* **Material for this task**:
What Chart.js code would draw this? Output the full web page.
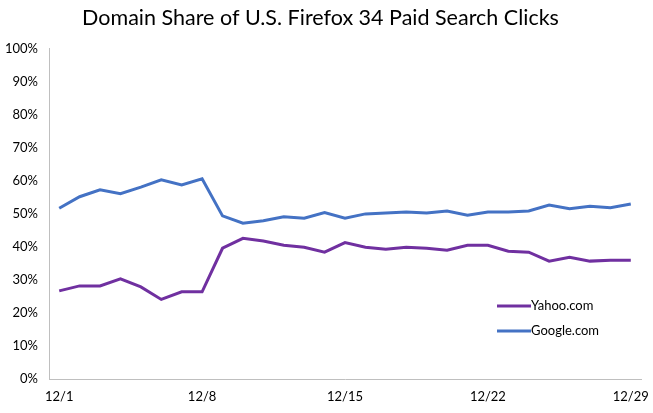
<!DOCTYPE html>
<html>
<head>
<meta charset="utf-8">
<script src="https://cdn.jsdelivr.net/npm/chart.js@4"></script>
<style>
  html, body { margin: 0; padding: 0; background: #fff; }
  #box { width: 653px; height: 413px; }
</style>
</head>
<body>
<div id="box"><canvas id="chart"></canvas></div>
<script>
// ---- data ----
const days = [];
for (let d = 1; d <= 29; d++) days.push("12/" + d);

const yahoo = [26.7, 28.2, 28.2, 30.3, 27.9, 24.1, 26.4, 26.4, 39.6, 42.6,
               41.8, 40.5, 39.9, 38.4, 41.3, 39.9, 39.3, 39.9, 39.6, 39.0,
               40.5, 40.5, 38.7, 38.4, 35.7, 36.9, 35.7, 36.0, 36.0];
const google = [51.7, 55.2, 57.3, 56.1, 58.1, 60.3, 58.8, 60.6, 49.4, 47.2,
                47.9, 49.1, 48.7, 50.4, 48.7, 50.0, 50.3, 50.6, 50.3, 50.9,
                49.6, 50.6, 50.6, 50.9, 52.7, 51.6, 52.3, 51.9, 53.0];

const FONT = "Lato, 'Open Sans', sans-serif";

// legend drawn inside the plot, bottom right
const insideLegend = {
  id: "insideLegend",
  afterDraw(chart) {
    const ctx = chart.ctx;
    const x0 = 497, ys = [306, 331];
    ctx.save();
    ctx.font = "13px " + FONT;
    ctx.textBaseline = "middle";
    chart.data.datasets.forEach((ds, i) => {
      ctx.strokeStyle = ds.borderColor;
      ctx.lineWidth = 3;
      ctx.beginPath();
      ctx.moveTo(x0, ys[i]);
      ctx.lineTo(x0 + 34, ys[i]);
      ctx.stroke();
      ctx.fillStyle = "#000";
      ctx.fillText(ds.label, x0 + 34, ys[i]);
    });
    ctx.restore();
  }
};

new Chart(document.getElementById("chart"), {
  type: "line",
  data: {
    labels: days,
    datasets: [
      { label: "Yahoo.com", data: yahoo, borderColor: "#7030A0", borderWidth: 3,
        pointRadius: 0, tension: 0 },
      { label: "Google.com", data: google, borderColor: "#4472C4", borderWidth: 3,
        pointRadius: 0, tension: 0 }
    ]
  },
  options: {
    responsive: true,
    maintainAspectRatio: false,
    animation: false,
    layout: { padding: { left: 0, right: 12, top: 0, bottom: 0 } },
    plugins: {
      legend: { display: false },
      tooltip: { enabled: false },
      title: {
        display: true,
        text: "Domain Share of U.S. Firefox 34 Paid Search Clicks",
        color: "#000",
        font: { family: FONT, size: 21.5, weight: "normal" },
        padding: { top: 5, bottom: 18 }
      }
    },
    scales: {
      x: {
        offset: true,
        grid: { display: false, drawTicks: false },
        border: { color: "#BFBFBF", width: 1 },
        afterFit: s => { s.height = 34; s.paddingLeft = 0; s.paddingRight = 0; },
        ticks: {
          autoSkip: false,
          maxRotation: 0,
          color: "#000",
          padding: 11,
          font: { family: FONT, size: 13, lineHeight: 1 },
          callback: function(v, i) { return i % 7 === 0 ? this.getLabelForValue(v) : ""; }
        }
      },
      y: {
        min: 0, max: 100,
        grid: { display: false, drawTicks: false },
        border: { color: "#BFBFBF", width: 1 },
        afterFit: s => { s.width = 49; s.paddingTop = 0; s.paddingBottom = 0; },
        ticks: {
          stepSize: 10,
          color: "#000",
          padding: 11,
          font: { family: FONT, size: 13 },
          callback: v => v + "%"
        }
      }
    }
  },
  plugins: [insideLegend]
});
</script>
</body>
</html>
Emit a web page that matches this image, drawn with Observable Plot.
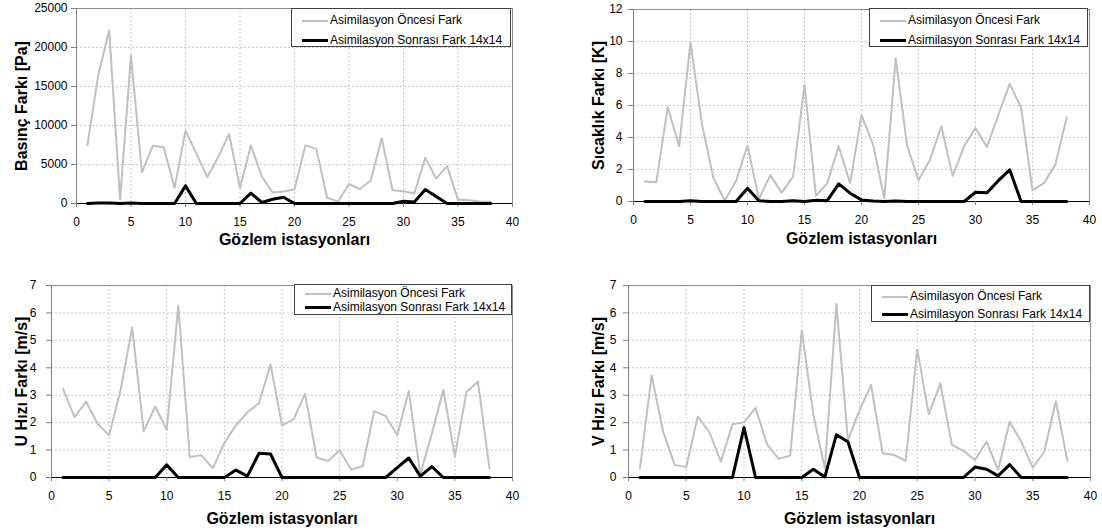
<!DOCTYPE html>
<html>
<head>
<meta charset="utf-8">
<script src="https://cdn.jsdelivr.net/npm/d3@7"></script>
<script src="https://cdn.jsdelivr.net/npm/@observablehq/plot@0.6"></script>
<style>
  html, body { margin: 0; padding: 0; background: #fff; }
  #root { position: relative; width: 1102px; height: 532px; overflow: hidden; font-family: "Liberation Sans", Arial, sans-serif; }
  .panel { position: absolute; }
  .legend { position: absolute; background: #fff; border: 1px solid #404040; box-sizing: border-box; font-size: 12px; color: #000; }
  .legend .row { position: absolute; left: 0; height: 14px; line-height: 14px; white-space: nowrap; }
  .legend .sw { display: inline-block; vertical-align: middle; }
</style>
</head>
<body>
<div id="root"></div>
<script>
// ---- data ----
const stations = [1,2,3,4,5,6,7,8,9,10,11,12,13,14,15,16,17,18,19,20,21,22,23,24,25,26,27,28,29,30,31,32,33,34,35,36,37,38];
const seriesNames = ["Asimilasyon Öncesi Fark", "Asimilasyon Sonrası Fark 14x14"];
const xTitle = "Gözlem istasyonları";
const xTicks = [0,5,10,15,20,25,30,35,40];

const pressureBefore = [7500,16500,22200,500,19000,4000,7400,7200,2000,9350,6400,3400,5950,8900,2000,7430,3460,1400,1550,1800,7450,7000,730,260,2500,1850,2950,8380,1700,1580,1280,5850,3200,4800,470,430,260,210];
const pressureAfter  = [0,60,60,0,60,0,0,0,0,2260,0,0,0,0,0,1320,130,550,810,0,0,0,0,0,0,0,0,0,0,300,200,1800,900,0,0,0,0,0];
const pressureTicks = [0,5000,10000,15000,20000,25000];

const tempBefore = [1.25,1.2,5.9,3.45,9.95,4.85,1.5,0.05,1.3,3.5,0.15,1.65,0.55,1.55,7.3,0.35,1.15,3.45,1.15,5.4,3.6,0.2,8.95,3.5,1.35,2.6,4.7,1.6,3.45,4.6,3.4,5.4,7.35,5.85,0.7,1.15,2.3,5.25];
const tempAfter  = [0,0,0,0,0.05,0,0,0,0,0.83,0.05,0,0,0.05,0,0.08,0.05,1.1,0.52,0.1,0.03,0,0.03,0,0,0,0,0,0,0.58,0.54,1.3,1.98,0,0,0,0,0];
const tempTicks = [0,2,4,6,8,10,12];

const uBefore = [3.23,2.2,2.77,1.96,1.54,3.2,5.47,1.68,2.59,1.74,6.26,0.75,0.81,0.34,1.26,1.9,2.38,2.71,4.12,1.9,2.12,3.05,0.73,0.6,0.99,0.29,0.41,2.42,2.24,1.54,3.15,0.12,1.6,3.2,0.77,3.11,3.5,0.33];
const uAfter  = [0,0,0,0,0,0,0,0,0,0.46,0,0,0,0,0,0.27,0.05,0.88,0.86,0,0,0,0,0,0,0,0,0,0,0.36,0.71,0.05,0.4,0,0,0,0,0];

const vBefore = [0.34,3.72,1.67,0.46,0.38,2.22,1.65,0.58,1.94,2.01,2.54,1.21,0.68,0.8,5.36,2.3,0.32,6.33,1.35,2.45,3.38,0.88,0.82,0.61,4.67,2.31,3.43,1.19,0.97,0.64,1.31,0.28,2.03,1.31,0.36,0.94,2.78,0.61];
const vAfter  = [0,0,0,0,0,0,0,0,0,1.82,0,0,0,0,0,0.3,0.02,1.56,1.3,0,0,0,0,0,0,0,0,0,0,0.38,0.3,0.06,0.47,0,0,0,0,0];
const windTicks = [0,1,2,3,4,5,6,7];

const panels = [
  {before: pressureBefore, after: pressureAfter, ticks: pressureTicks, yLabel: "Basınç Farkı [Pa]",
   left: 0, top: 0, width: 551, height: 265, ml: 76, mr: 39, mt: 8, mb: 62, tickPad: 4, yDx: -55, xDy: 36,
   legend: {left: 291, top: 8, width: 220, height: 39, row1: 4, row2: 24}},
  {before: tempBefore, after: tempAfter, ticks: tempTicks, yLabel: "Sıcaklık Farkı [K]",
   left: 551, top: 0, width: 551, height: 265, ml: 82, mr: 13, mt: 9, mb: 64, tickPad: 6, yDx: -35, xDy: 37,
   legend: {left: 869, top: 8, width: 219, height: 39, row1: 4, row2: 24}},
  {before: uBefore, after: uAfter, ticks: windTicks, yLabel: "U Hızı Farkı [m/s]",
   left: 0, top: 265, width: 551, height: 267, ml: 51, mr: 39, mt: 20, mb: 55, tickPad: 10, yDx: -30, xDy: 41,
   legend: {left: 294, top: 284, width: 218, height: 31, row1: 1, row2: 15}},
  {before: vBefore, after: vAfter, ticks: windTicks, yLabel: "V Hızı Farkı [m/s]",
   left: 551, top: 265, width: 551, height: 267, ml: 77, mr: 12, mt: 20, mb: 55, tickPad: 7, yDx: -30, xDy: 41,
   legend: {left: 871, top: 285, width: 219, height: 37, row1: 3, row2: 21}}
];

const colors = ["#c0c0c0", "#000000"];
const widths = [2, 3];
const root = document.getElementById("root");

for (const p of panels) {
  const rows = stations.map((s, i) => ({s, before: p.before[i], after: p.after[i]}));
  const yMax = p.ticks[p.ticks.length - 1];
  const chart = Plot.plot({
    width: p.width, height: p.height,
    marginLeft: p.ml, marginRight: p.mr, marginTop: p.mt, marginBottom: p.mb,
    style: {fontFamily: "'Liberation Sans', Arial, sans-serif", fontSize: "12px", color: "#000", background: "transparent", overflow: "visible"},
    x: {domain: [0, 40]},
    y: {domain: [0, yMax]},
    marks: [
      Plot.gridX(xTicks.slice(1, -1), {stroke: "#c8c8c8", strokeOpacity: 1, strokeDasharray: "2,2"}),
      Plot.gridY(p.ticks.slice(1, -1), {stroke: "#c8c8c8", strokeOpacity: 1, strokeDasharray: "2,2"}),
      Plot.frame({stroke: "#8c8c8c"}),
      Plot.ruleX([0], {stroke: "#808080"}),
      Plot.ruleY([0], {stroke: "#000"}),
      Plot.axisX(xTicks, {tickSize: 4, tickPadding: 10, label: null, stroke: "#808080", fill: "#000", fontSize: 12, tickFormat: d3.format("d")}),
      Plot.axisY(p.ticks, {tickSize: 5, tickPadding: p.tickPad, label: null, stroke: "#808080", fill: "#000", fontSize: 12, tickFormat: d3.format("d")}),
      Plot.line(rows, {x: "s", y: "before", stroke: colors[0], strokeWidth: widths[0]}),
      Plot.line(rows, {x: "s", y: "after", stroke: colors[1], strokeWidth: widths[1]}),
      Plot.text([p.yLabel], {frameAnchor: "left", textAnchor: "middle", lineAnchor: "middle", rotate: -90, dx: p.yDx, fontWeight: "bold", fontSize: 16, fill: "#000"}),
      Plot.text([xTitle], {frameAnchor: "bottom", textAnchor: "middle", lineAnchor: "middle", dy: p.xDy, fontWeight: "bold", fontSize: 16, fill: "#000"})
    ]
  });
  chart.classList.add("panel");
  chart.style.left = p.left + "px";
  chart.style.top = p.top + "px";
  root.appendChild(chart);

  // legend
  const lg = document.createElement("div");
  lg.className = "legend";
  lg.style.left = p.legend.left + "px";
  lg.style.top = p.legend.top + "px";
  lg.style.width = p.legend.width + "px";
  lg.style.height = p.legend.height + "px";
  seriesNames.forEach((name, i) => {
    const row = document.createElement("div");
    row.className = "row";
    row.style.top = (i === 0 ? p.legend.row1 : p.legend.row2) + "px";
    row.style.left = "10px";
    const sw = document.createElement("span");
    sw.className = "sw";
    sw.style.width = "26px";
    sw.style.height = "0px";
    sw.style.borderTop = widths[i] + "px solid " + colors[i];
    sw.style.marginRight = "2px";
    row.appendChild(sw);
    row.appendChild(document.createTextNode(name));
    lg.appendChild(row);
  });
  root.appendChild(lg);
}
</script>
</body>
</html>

* **Your task**:
Word for word, retype the lines in the entries above that run from the one with "Emit a web page" through the one with "const pressureTicks = [0,5000,10000,15000,20000,25000];". Both ends count; pictures do not.

* **Solution**:
Emit a web page that matches this image, drawn with Observable Plot.
<!DOCTYPE html>
<html>
<head>
<meta charset="utf-8">
<script src="https://cdn.jsdelivr.net/npm/d3@7"></script>
<script src="https://cdn.jsdelivr.net/npm/@observablehq/plot@0.6"></script>
<style>
  html, body { margin: 0; padding: 0; background: #fff; }
  #root { position: relative; width: 1102px; height: 532px; overflow: hidden; font-family: "Liberation Sans", Arial, sans-serif; }
  .panel { position: absolute; }
  .legend { position: absolute; background: #fff; border: 1px solid #404040; box-sizing: border-box; font-size: 12px; color: #000; }
  .legend .row { position: absolute; left: 0; height: 14px; line-height: 14px; white-space: nowrap; }
  .legend .sw { display: inline-block; vertical-align: middle; }
</style>
</head>
<body>
<div id="root"></div>
<script>
// ---- data ----
const stations = [1,2,3,4,5,6,7,8,9,10,11,12,13,14,15,16,17,18,19,20,21,22,23,24,25,26,27,28,29,30,31,32,33,34,35,36,37,38];
const seriesNames = ["Asimilasyon Öncesi Fark", "Asimilasyon Sonrası Fark 14x14"];
const xTitle = "Gözlem istasyonları";
const xTicks = [0,5,10,15,20,25,30,35,40];

const pressureBefore = [7500,16500,22200,500,19000,4000,7400,7200,2000,9350,6400,3400,5950,8900,2000,7430,3460,1400,1550,1800,7450,7000,730,260,2500,1850,2950,8380,1700,1580,1280,5850,3200,4800,470,430,260,210];
const pressureAfter  = [0,60,60,0,60,0,0,0,0,2260,0,0,0,0,0,1320,130,550,810,0,0,0,0,0,0,0,0,0,0,300,200,1800,900,0,0,0,0,0];
const pressureTicks = [0,5000,10000,15000,20000,25000];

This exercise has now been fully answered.